● Data supplied
################
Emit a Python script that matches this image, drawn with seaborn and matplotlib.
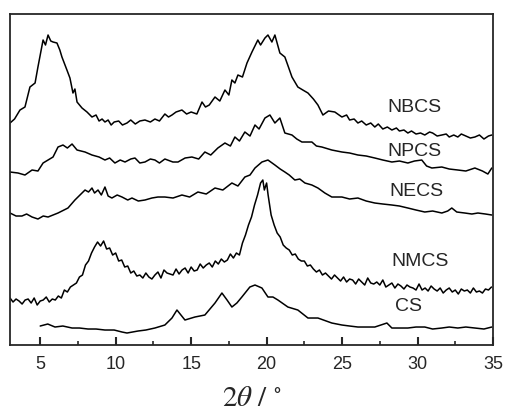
import numpy as np
import pandas as pd
import matplotlib
matplotlib.use("Agg")
import matplotlib.pyplot as plt
import seaborn as sns
from matplotlib.ticker import MultipleLocator

# XRD patterns, stacked with vertical offsets (arbitrary intensity units)
nbcs_2theta = [3.0, 3.3, 3.66, 3.99, 4.32, 4.66, 4.85, 5.19, 5.35, 5.52, 5.7, 5.85, 6.11, 6.3, 6.44,
               6.77, 6.97, 7.17, 7.3, 7.44, 7.77, 8.10, 8.43, 8.7, 8.9, 9.1, 9.29, 9.5, 9.7, 9.9,
               10.2, 10.45, 10.75, 11.0, 11.3, 11.6, 11.94, 12.3, 12.6, 12.9, 13.26, 13.5, 13.73,
               14.0, 14.39, 14.7, 15.0, 15.38, 15.72, 15.95, 16.2, 16.58, 16.9, 17.24, 17.5,
               17.70, 17.9, 18.10, 18.4, 18.70, 19.03, 19.42, 19.6, 19.89, 20.09, 20.35,
               20.55, 20.88, 21.21, 21.4, 21.68, 22.07, 22.4, 22.74, 23.1, 23.40, 23.73, 24.1,
               24.52, 24.99, 25.3, 25.5, 25.8, 26.05, 26.3, 26.6, 26.9, 27.17, 27.4, 27.7, 28.0,
               28.30, 28.6, 28.8, 29.1, 29.36, 29.6, 29.9, 30.2, 30.48, 30.8, 31.0, 31.3, 31.61,
               31.9, 32.1, 32.4, 32.67, 32.9, 33.2, 33.5, 33.80, 34.1, 34.4, 34.7, 34.92]
nbcs_int = [222, 226, 235, 238, 258, 262, 278, 305, 300, 310, 304, 303, 302, 295, 288,
            275, 267, 252, 256, 243, 237, 233, 228, 230, 224, 226, 223, 225, 220, 223,
            224, 220, 222, 225, 221, 224, 225, 223, 226, 224, 231, 228, 230,
            233, 235, 231, 233, 231, 243, 238, 240, 248, 244, 255, 250,
            265, 262, 270, 268, 282, 293, 305, 300, 307, 310, 303,
            310, 292, 288, 280, 268, 258, 255, 252, 246, 240, 230, 234,
            233, 228, 230, 225, 226, 222, 224, 220, 222, 218, 221, 216, 218,
            215, 217, 214, 215, 212, 214, 211, 212, 210, 213, 212, 209, 210,
            211, 208, 210, 208, 211, 209, 207, 208, 210, 206, 209, 210]

npcs_2theta = [3.0, 3.53, 3.99, 4.46, 4.85, 5.19, 5.52, 5.85, 6.18, 6.51, 6.8, 7.11, 7.44, 7.97,
               8.43, 8.9, 9.29, 9.6, 9.95, 10.3, 10.62, 11.0, 11.28, 11.6, 11.94, 12.3, 12.60,
               12.9, 13.26, 13.79, 14.13, 14.6, 15.05, 15.5, 15.91, 16.3, 16.77, 17.24, 17.6,
               17.90, 18.2, 18.56, 18.9, 19.23, 19.5, 19.89, 20.22, 20.55, 20.88, 21.21,
               21.68, 22.0, 22.34, 23.0, 23.3, 23.66, 24.32, 24.99, 25.5, 26.05, 26.6, 27.17,
               27.7, 28.30, 28.8, 29.36, 29.8, 30.28, 30.6, 30.95, 31.61, 32.1, 32.67, 33.2,
               33.80, 34.3, 34.66, 34.92]
npcs_int = [173, 172, 170, 175, 174, 182, 185, 188, 198, 200, 197, 201, 195, 193,
            190, 188, 185, 187, 182, 185, 183, 186, 187, 182, 183, 186, 185,
            182, 186, 183, 183, 187, 188, 186, 193, 190, 197, 202, 199,
            208, 204, 213, 209, 220, 216, 227, 230, 222, 227, 212,
            210, 206, 203, 203, 199, 198, 195, 193, 192, 190, 189, 187,
            185, 183, 184, 182, 184, 185, 179, 177, 178, 176, 175, 174,
            177, 174, 171, 177]

necs_2theta = [3.0, 3.4, 3.79, 4.1, 4.46, 4.85, 5.2, 5.52, 6.18, 6.84, 7.30, 7.97, 8.2, 8.43,
               8.6, 8.83, 9.05, 9.29, 9.5, 9.75, 10.1, 10.42, 10.8, 11.08, 11.5, 11.94, 12.4,
               12.80, 13.26, 13.8, 14.39, 14.9, 15.45, 16.0, 16.58, 17.1, 17.70, 18.1, 18.56,
               18.9, 19.23, 19.69, 20.09, 20.55, 20.9, 21.21, 21.5, 21.87, 22.2, 22.54, 23.0,
               23.40, 23.86, 24.32, 24.99, 25.5, 26.05, 26.6, 27.17, 27.7, 28.30, 28.8, 29.36,
               29.9, 30.48, 31.0, 31.61, 32.0, 32.27, 32.6, 33.13, 33.6, 34.0, 34.5, 34.92]
necs_int = [132, 129, 129, 131, 128, 126, 129, 128, 132, 137, 145, 155, 153, 157,
            152, 155, 150, 158, 149, 147, 150, 148, 145, 147, 144, 145, 147,
            148, 148, 147, 150, 148, 153, 151, 157, 155, 162, 159, 168,
            170, 177, 183, 185, 180, 176, 173, 170, 165, 166, 162, 160,
            157, 152, 148, 148, 146, 147, 144, 142, 141, 140, 139, 137,
            135, 133, 134, 132, 134, 137, 133, 132, 131, 132, 131, 130]

nmcs_2theta = [3.0, 3.2, 3.4, 3.6, 3.8, 4.0, 4.2, 4.4, 4.6, 4.8, 5.0, 5.2, 5.4, 5.6, 5.8, 6.0,
               6.2, 6.4, 6.6, 6.8, 7.0, 7.2, 7.4, 7.6, 7.8, 8.0, 8.2, 8.4, 8.6, 8.8, 9.0, 9.2,
               9.4, 9.6, 9.8, 10.0, 10.2, 10.4, 10.6, 10.8, 11.0, 11.2, 11.4, 11.6, 11.8, 12.0,
               12.2, 12.4, 12.6, 12.8, 13.0, 13.2, 13.4, 13.6, 13.8, 14.0, 14.2, 14.4, 14.6,
               14.8, 15.0, 15.2, 15.4, 15.6, 15.8, 16.0, 16.2, 16.4, 16.6, 16.8, 17.0, 17.2,
               17.4, 17.6, 17.8, 18.0, 18.2, 18.4, 18.6, 18.8, 19.0, 19.2, 19.4, 19.6, 19.75,
               19.85, 20.0, 20.1, 20.3, 20.5, 20.7, 20.9, 21.1, 21.3, 21.5, 21.7, 21.9, 22.1,
               22.3, 22.5, 22.7, 22.9, 23.1, 23.3, 23.5, 23.7, 23.9, 24.1, 24.3, 24.5, 24.7,
               24.9, 25.1, 25.3, 25.5, 25.7, 25.9, 26.1, 26.3, 26.5, 26.7, 26.9, 27.1, 27.3,
               27.5, 27.7, 27.9, 28.1, 28.3, 28.5, 28.7, 28.9, 29.1, 29.3, 29.5, 29.7, 29.9,
               30.1, 30.3, 30.5, 30.7, 30.9, 31.1, 31.3, 31.5, 31.7, 31.9, 32.1, 32.3, 32.5,
               32.7, 32.9, 33.1, 33.3, 33.5, 33.7, 33.9, 34.1, 34.3, 34.5, 34.7, 34.9]
nmcs_int = [47, 43, 46, 44, 41, 45, 46, 42, 47, 40, 44, 45, 48, 43, 46, 45,
            49, 47, 55, 53, 58, 60, 62, 68, 70, 80, 84, 92, 98, 103, 99, 104,
            96, 97, 90, 92, 84, 85, 78, 79, 72, 74, 69, 70, 67, 72,
            68, 66, 70, 73, 67, 75, 72, 71, 70, 76, 71, 75, 77,
            72, 78, 74, 75, 81, 77, 80, 82, 78, 84, 81, 86, 83,
            85, 91, 87, 92, 90, 102, 110, 120, 128, 140, 150, 162, 165,
            155, 162, 150, 130, 120, 112, 108, 100, 97, 95, 90, 91, 86,
            84, 84, 79, 80, 76, 73, 75, 70, 72, 69, 66, 70, 67,
            64, 68, 63, 66, 65, 61, 66, 63, 60, 67, 62, 61, 63,
            60, 65, 58, 60, 62, 57, 61, 59, 56, 60, 58, 57, 55,
            61, 55, 57, 54, 59, 56, 54, 57, 52, 55, 57, 53, 55,
            51, 56, 54, 55, 52, 57, 53, 54, 52, 56, 55, 58]

cs_2theta = [5.0, 5.5, 5.98, 6.5, 7.11, 7.6, 8.17, 8.7, 9.29, 9.9, 10.42, 10.75, 11.48, 12.0,
             12.60, 13.26, 13.73, 14.06, 14.59, 15.25, 15.91, 16.58, 17.04, 17.38, 17.70,
             18.03, 18.36, 18.89, 19.23, 19.69, 20.09, 20.42, 20.75, 21.41, 22.07, 22.74,
             23.40, 24.32, 24.99, 25.5, 26.05, 26.6, 27.17, 27.97, 28.30, 28.8, 29.36, 29.9,
             30.48, 31.0, 31.61, 32.1, 32.67, 33.2, 33.80, 34.4, 34.92]
cs_int = [19, 21, 18, 19, 17, 17, 16, 16, 15, 15, 13, 12, 14, 15,
          17, 20, 27, 35, 25, 28, 30, 42, 52, 45, 38,
          42, 48, 58, 60, 57, 48, 48, 45, 38, 35, 27,
          27, 22, 20, 19, 18, 18, 18, 22, 17, 17, 17, 18,
          18, 16, 17, 18, 17, 18, 17, 16, 18]

labels = ["NBCS", "NPCS", "NECS", "NMCS", "CS"]
label_x = [29.8, 29.8, 29.95, 30.2, 29.4]
label_y = [238, 194, 154, 84, 39]

series = [(nbcs_2theta, nbcs_int), (npcs_2theta, npcs_int), (necs_2theta, necs_int),
          (nmcs_2theta, nmcs_int), (cs_2theta, cs_int)]

sns.set_style("ticks")
plt.rcParams["font.family"] = ["Liberation Sans", "DejaVu Sans"]
plt.rcParams["mathtext.fontset"] = "stix"

fig = plt.figure(figsize=(5.06, 4.18), dpi=100)
ax = fig.add_axes([0.0198, 0.1746, 0.9545, 0.7919])

for name, (tt, inten) in zip(labels, series):
    df = pd.DataFrame({"2theta": tt, "intensity": inten})
    sns.lineplot(data=df, x="2theta", y="intensity", ax=ax, color="black",
                 lw=1.1, sort=False, estimator=None)

for name, lx, ly in zip(labels, label_x, label_y):
    ax.text(lx, ly, name, ha="center", va="center", fontsize=14)

ax.set_xlim(3, 35)
ax.set_ylim(0, 331)
ax.set_yticks([])
ax.set_ylabel("")
ax.xaxis.set_major_locator(MultipleLocator(5))
ax.xaxis.set_minor_locator(MultipleLocator(2.5))
ax.tick_params(axis="x", which="major", direction="in", length=6, width=1.5,
               labelsize=13, pad=8, top=False)
ax.tick_params(axis="x", which="minor", direction="in", length=3, width=1.2, top=False)
for sp in ax.spines.values():
    sp.set_linewidth(1.3)
    sp.set_visible(True)
ax.set_xlabel(r"$2\theta\ /\ ^{\circ}$", fontsize=21, labelpad=8)

fig.savefig("out.png", dpi=100)
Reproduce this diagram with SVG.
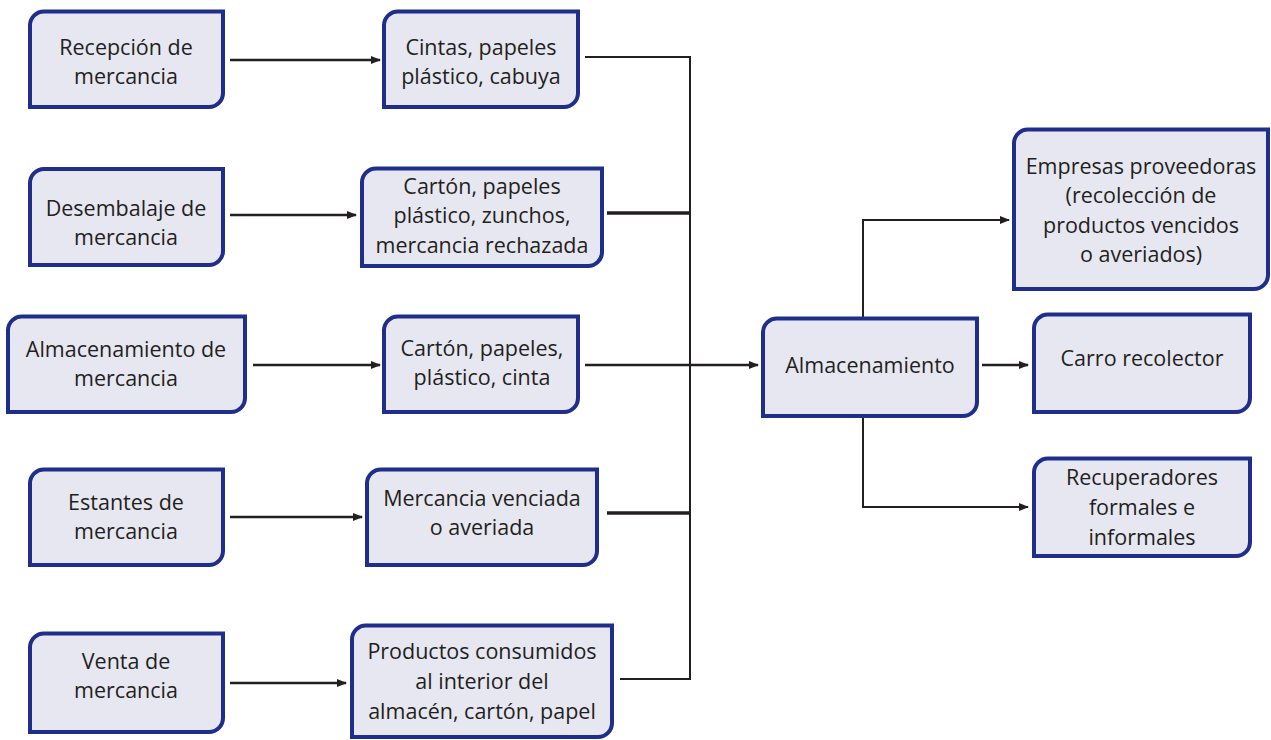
<svg xmlns="http://www.w3.org/2000/svg" width="1271" height="740" viewBox="0 0 1271 740">
<defs>
<marker id="ah" markerWidth="10" markerHeight="8" refX="9" refY="4" orient="auto" markerUnits="userSpaceOnUse">
<path d="M0,0 L10,4 L0,8 Z" fill="#231f20"/>
</marker>
<style>
.box{fill:#e7e7f2;stroke:#1f2e8a;stroke-width:4}
.t{font-family:"Open Sans","Noto Sans",sans-serif;font-size:21.5px;fill:#231f20;text-anchor:middle}
.c{fill:none;stroke:#231f20;stroke-width:2.5}
.k{fill:none;stroke:#231f20;stroke-width:3.5}
.v{fill:none;stroke:#231f20;stroke-width:2}
</style>
</defs>
<rect width="1271" height="740" fill="#fff"/>
<g id="connectors">
<path class="c" d="M230,60 H380" marker-end="url(#ah)"/>
<path class="c" d="M230,215 H356" marker-end="url(#ah)"/>
<path class="c" d="M253,365 H380" marker-end="url(#ah)"/>
<path class="c" d="M230,517 H362" marker-end="url(#ah)"/>
<path class="c" d="M230,683 H346" marker-end="url(#ah)"/>
<path class="v" d="M585,57 H690 V679 H620"/>
<path class="k" d="M607,213 H690"/>
<path class="k" d="M607,513 H690"/>
<path class="c" d="M585,365 H758" marker-end="url(#ah)"/>
<path class="v" d="M863,317 V220 H1009" marker-end="url(#ah)"/>
<path class="v" d="M863,417 V507 H1028" marker-end="url(#ah)"/>
<path class="c" d="M982,365 H1028" marker-end="url(#ah)"/>
</g>
<g id="n1"><path class="box" d="M30,25 A14,14 0 0 1 44,11.5 H223 V93 A14,14 0 0 1 209,107 H30 Z"/>
<text class="t" x="126" y="55">Recepción de</text><text class="t" x="126" y="84">mercancia</text></g>
<g id="n2"><path class="box" d="M384,25 A14,14 0 0 1 398,11.5 H578 V93 A14,14 0 0 1 564,107 H384 Z"/>
<text class="t" x="481" y="55">Cintas, papeles</text><text class="t" x="481" y="84">plástico, cabuya</text></g>
<g id="n3"><path class="box" d="M30,183 A14,14 0 0 1 44,169 H223 V251 A14,14 0 0 1 209,265 H30 Z"/>
<text class="t" x="126" y="216">Desembalaje de</text><text class="t" x="126" y="245">mercancia</text></g>
<g id="n4"><path class="box" d="M362,182 A14,14 0 0 1 376,168.5 H602 V252 A14,14 0 0 1 588,266 H362 Z"/>
<text class="t" x="482" y="194">Cartón, papeles</text><text class="t" x="482" y="223">plástico, zunchos,</text><text class="t" x="482" y="253">mercancia rechazada</text></g>
<g id="n5"><path class="box" d="M8,330 A14,14 0 0 1 22,316.5 H245 V398 A14,14 0 0 1 231,412 H8 Z"/>
<text class="t" x="126" y="357">Almacenamiento de</text><text class="t" x="126" y="386">mercancia</text></g>
<g id="n6"><path class="box" d="M384,330 A14,14 0 0 1 398,316.5 H578 V398 A14,14 0 0 1 564,412 H384 Z"/>
<text class="t" x="482" y="356">Cartón, papeles,</text><text class="t" x="482" y="385">plástico, cinta</text></g>
<g id="n7"><path class="box" d="M30,483 A14,14 0 0 1 44,469.5 H223 V551 A14,14 0 0 1 209,565 H30 Z"/>
<text class="t" x="126" y="510">Estantes de</text><text class="t" x="126" y="539">mercancia</text></g>
<g id="n8"><path class="box" d="M367,483 A14,14 0 0 1 381,469.5 H597 V551 A14,14 0 0 1 583,565 H367 Z"/>
<text class="t" x="482" y="506">Mercancia venciada</text><text class="t" x="482" y="535">o averiada</text></g>
<g id="n9"><path class="box" d="M30,647 A14,14 0 0 1 44,633.5 H223 V718 A14,14 0 0 1 209,732 H30 Z"/>
<text class="t" x="126" y="669">Venta de</text><text class="t" x="126" y="698">mercancia</text></g>
<g id="n10"><path class="box" d="M352,639 A14,14 0 0 1 366,625.5 H612 V723 A14,14 0 0 1 598,737 H352 Z"/>
<text class="t" x="482" y="659">Productos consumidos</text><text class="t" x="482" y="689">al interior del</text><text class="t" x="482" y="719">almacén, cartón, papel</text></g>
<g id="n11"><path class="box" d="M763,332 A14,14 0 0 1 777,318.5 H977 V402 A14,14 0 0 1 963,416 H763 Z"/>
<text class="t" x="870" y="373">Almacenamiento</text></g>
<g id="n12"><path class="box" d="M1014,143 A14,14 0 0 1 1028,129.5 H1268 V275 A14,14 0 0 1 1254,289 H1014 Z"/>
<text class="t" x="1141" y="174">Empresas proveedoras</text><text class="t" x="1141" y="203">(recolección de</text><text class="t" x="1141" y="233">productos vencidos</text><text class="t" x="1141" y="262">o averiados)</text></g>
<g id="n13"><path class="box" d="M1034,328 A14,14 0 0 1 1048,314.5 H1250 V398 A14,14 0 0 1 1236,412 H1034 Z"/>
<text class="t" x="1142" y="366">Carro recolector</text></g>
<g id="n14"><path class="box" d="M1034,472 A14,14 0 0 1 1048,458.5 H1250 V542 A14,14 0 0 1 1236,556 H1034 Z"/>
<text class="t" x="1142" y="485">Recuperadores</text><text class="t" x="1142" y="515">formales e</text><text class="t" x="1142" y="545">informales</text></g>
</svg>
################
● What you have to do
Starting at the first line of the material, output exactly the lines up to and including the one with "from matplotlib.ticker import MultipleLocator". Do not include the pictures.

● The completed task
Emit a Python script that matches this image, drawn with seaborn and matplotlib.
import numpy as np
import pandas as pd
import matplotlib
matplotlib.use("Agg")
import matplotlib.pyplot as plt
import seaborn as sns
from matplotlib.ticker import MultipleLocator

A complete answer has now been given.